If directors are caught attempting to strike off their insolvent company, it is likely that one of two scenarios will play out…
Compulsory Liquidation
The first is that outstanding creditors simply escalate the situation, possibly using a winding-up petition to force the company into compulsory liquidation. This will be done to recoup as much of the outstanding loans as possible.
The second potential scenario is that the company will still face harsher payment collection methods, but directors will also face penalties for attempting to escape the debt. These penalties include the following:
- Disqualification of a director’s license for up to 15 years.
- Fines
- Personal liability for company debts, including Bounce Back Loan debt
- An order to repay funds to the company
- Prison sentence
Naturally, it is far better to avoid risking an unfavourable outcome as a result of dissolution, and instead place your company into a Creditors’ Voluntary Liquidation. Not only do you lower the risk of facing harsh penalties, but you also access a host of strong benefits that can make handling an insolvent company much easier.
Clarke Bell can help you
If you are struggling to repay your Bounce Back Loan, don’t struggle alone – let Clarke Bell help.
We have more than 29 years of experience in helping directors to find the best solutions to their company’s debt problems. We can do the same for you.
Contact us today to find out exactly what we can do for you. (There is no charge for the advice.)
Bounce Back Loan Scheme – FAQs
What can I use my Bounce Back Loan for?
As the needs of companies vary from one to the next, there isn’t a set number of uses for Bounce Back Loans. Anything that can benefit your company will be acceptable. This includes covering the cost of stock or staff wages, paying tax bills or the rent for business premises, and so on. Provided you haven’t used your Bounce Back Loan for personal expenses, you will be in line with your agreement.
What happens if I used some my Bounce Back Loan for personal expenses?

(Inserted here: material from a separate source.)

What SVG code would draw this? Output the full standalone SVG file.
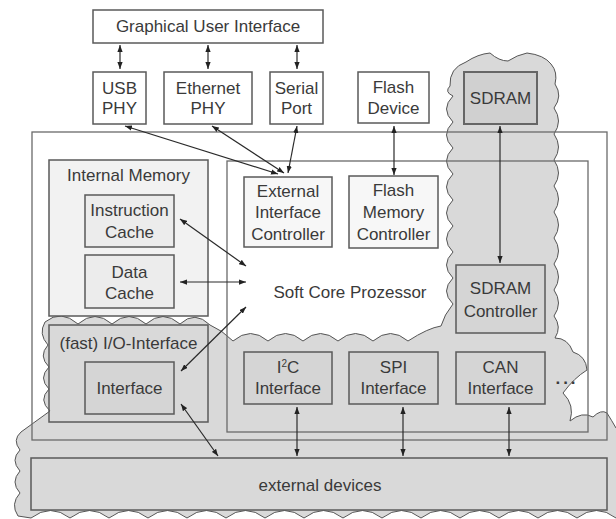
<svg xmlns="http://www.w3.org/2000/svg" width="616" height="519" viewBox="0 0 616 519">
  <defs>
    <marker id="ah" viewBox="0 0 8 6" markerWidth="7" markerHeight="5.5" refX="8" refY="3" orient="auto-start-reverse" markerUnits="userSpaceOnUse">
      <path d="M0,0 L8,3 L0,6 z" fill="#222"/>
    </marker>
  </defs>
  <style>
    text { font-family: "Liberation Sans", Arial, sans-serif; font-size: 17px; fill: #3a3a3a; text-anchor: middle; }
    .box { stroke: #5a5a5a; stroke-width: 1.5; }
    .frame { fill: none; stroke: #6a6a6a; stroke-width: 1.3; }
    .white { fill: #ffffff; }
    .light { fill: #f2f2f2; }
    .lighter { fill: #f7f7f7; }
    .shade { fill: #d5d5d5; }
    .conn line { stroke: #2a2a2a; stroke-width: 1.2; marker-start: url(#ah); marker-end: url(#ah); }
  </style>

  <!-- shaded FPGA-external area -->
  <path id="shaded-area" fill="#d9d9d9" stroke="#555" stroke-width="1" stroke-linejoin="round"
    d="M 450 86
       Q 449 68 466 62 Q 478 54 490 53 Q 499 61 508 61 Q 517 55 527 53 Q 544 55 551 64 Q 558 72 555 84
       Q 563 96 554 108 Q 563 121 554 134 Q 563 147 554 160 Q 563 173 554 186 Q 563 199 554 212
       Q 563 225 554 238 Q 563 251 554 264 Q 563 277 554 290 Q 563 303 554 316 Q 562 327 555 338
       Q 568 338 573 352 Q 586 356 587 370 Q 574 378 563 393 Q 575 405 570 421
       Q 582 411 593 417 Q 601 409 607 413 Q 612 421 616 428
       L 624 432 L 624 516 L 616 518
       Q 596.5 503 577 518 Q 557.5 503 538 518 Q 518.5 503 499 518 Q 479.5 503 460 518
       Q 440.5 503 421 518 Q 401.5 503 382 518 Q 362.5 503 343 518 Q 323.5 503 304 518
       Q 284.5 503 265 518 Q 245.5 503 226 518 Q 206.5 503 187 518 Q 167.5 503 148 518
       Q 128.5 503 109 518 Q 89.5 503 70 518 Q 50.5 503 31 518 L 18 516
       Q 10 504 20 493 Q 10 482 20 471 Q 10 460 20 450 Q 12 440 21 432
       L 50 411
       Q 38 400 49 389 Q 38 378 49 367 Q 38 356 48 345 Q 38 334 45 322
       Q 61 309 78 324 Q 95 309 112 324 Q 129 309 146 324 Q 163 309 180 324 Q 195 310 210 325
       Q 222 330 233 341
       Q 250.5 326 268 341 Q 285.5 326 303 341 Q 320.5 326 338 341 Q 355.5 326 373 341 Q 390.5 326 408 341
       Q 428 328 441 326
       Q 444 315 453 304 Q 440 291 453 278 Q 440 265 453 252 Q 440 239 453 226 Q 440 213 453 200
       Q 440 187 453 174 Q 440 161 453 148 Q 440 135 453 122 Q 440 109 453 96 Q 444 92 450 86 Z"/>

  <!-- system frames -->
  <rect id="fpga-frame" class="frame" x="32" y="132" width="575" height="308"/>
  <rect id="processor-frame" class="frame" x="227" y="161" width="361" height="271"/>

  <!-- host side -->
  <g id="gui">
    <rect class="box white" x="93" y="10" width="230" height="33"/>
    <text x="208" y="32">Graphical User Interface</text>
  </g>
  <g id="usb-phy">
    <rect class="box white" x="93" y="72" width="53" height="52"/>
    <text x="119.5" y="94">USB</text>
    <text x="119.5" y="114">PHY</text>
  </g>
  <g id="ethernet-phy">
    <rect class="box white" x="164" y="72" width="88" height="52"/>
    <text x="208" y="94">Ethernet</text>
    <text x="208" y="114">PHY</text>
  </g>
  <g id="serial-port">
    <rect class="box white" x="270" y="72" width="53" height="52"/>
    <text x="296.5" y="94">Serial</text>
    <text x="296.5" y="114">Port</text>
  </g>
  <g id="flash-device">
    <rect class="box white" x="358" y="72" width="71" height="51"/>
    <text x="393.5" y="93">Flash</text>
    <text x="393.5" y="114">Device</text>
  </g>
  <g id="sdram">
    <rect fill="#d0d0d0" stroke="#666" stroke-width="2" x="464" y="72" width="73" height="52"/>
    <text x="500.5" y="104">SDRAM</text>
  </g>

  <!-- internal memory -->
  <g id="internal-memory">
    <rect class="box light" x="49" y="160" width="159" height="156"/>
    <text x="128.5" y="181">Internal Memory</text>
  </g>
  <g id="instruction-cache">
    <rect class="box" fill="#ececec" x="85" y="195" width="89" height="52"/>
    <text x="129.5" y="216">Instruction</text>
    <text x="129.5" y="238">Cache</text>
  </g>
  <g id="data-cache">
    <rect class="box" fill="#ececec" x="85" y="255" width="89" height="53"/>
    <text x="129.5" y="278">Data</text>
    <text x="129.5" y="299">Cache</text>
  </g>

  <!-- fast I/O -->
  <g id="fast-io">
    <rect class="box" fill="none" x="49" y="325" width="159" height="97"/>
    <text x="128.5" y="349">(fast) I/O-Interface</text>
  </g>
  <g id="io-interface">
    <rect class="box shade" x="85" y="362" width="89" height="52"/>
    <text x="129.5" y="394">Interface</text>
  </g>

  <!-- processor -->
  <g id="soft-core">
    <text x="350" y="298">Soft Core Prozessor</text>
  </g>
  <g id="ext-if-controller">
    <rect class="box lighter" x="244" y="177" width="88" height="70"/>
    <text x="288" y="197">External</text>
    <text x="288" y="218">Interface</text>
    <text x="288" y="240">Controller</text>
  </g>
  <g id="flash-controller">
    <rect class="box lighter" x="349" y="176" width="89" height="72"/>
    <text x="393.5" y="196">Flash</text>
    <text x="393.5" y="218">Memory</text>
    <text x="393.5" y="240">Controller</text>
  </g>
  <g id="sdram-controller">
    <rect class="box shade" x="456" y="265" width="89" height="68"/>
    <text x="500.5" y="294">SDRAM</text>
    <text x="500.5" y="317">Controller</text>
  </g>
  <g id="i2c">
    <rect class="box shade" x="244" y="352" width="88" height="52"/>
    <text x="288" y="373">I<tspan font-size="10" dy="-6">2</tspan><tspan dy="6">C</tspan></text>
    <text x="288" y="394">Interface</text>
  </g>
  <g id="spi">
    <rect class="box shade" x="349" y="352" width="89" height="52"/>
    <text x="393.5" y="373">SPI</text>
    <text x="393.5" y="394">Interface</text>
  </g>
  <g id="can">
    <rect class="box shade" x="456" y="352" width="89" height="52"/>
    <text x="500.5" y="373">CAN</text>
    <text x="500.5" y="394">Interface</text>
  </g>
  <g id="more">
    <text x="567" y="384" letter-spacing="3" font-weight="bold">...</text>
  </g>

  <!-- peripherals -->
  <g id="external-devices">
    <rect class="box" fill="#d9d9d9" x="31" y="458" width="576" height="52"/>
    <text x="320" y="491">external devices</text>
  </g>

  <!-- connectors -->
  <g id="connectors" class="conn">
    <line x1="120" y1="45" x2="120" y2="69"/>
    <line x1="208" y1="45" x2="208" y2="69"/>
    <line x1="297" y1="45" x2="297" y2="69"/>
    <line x1="125" y1="126" x2="278" y2="174"/>
    <line x1="212" y1="126" x2="284" y2="173"/>
    <line x1="297" y1="126" x2="288" y2="173"/>
    <line x1="394" y1="126" x2="394" y2="175"/>
    <line x1="500" y1="126" x2="500" y2="263"/>
    <line x1="180" y1="219" x2="246" y2="266"/>
    <line x1="180" y1="282" x2="246" y2="282"/>
    <line x1="181" y1="371" x2="246" y2="307"/>
    <line x1="181" y1="404" x2="218" y2="456"/>
    <line x1="297" y1="407" x2="297" y2="456"/>
    <line x1="403" y1="407" x2="403" y2="456"/>
    <line x1="509" y1="407" x2="509" y2="456"/>
  </g>
</svg>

When a company goes through the liquidation process, part of the role of the liquidator is to conduct an investigation into the history of the company. Included within this will be looking at how the Bounce Back Loan was used. If some of the Loan was used for paying personal expenses, then the directors will be personally liable for that amount. As liquidators, we would liaise with the directors to work out a settlement figure and payment schedule based on the directors’ financial situation.
The clients we deal with are keen to get the matter sorted once and for all, so that nothing will come back to haunt them in later months of years.
Will using Pay As You Grow affect my ability to obtain a loan in the future?
In general, using the PAYG scheme will not affect your chances of obtaining finance in the future. Assuming you can make a full repayment, you will still uphold your obligations to creditors, even despite the financial difficulty. This means that your credit rating will not suffer. That said, the decision is ultimately up to your future creditors, who will be able to see that you used the PAYG scheme. While many will not view this as a problem, some might.
What are the fees and interest rates for Bounce Back Loans?
Bounce Back Loans are very cheap, compared to most other loans currently available. Lenders were not able to impose any fees or hidden costs on the loan, so interest is the only additional expense borrowers must pay. This interest rate sits at 2.5% per annum, which is a rarity in finance.
If your company is struggling to make repayments, there are options you can use for assistance. While they won’t lower the overall cost, they can help spread out your repayments and lessen the financial burden your company must shoulder.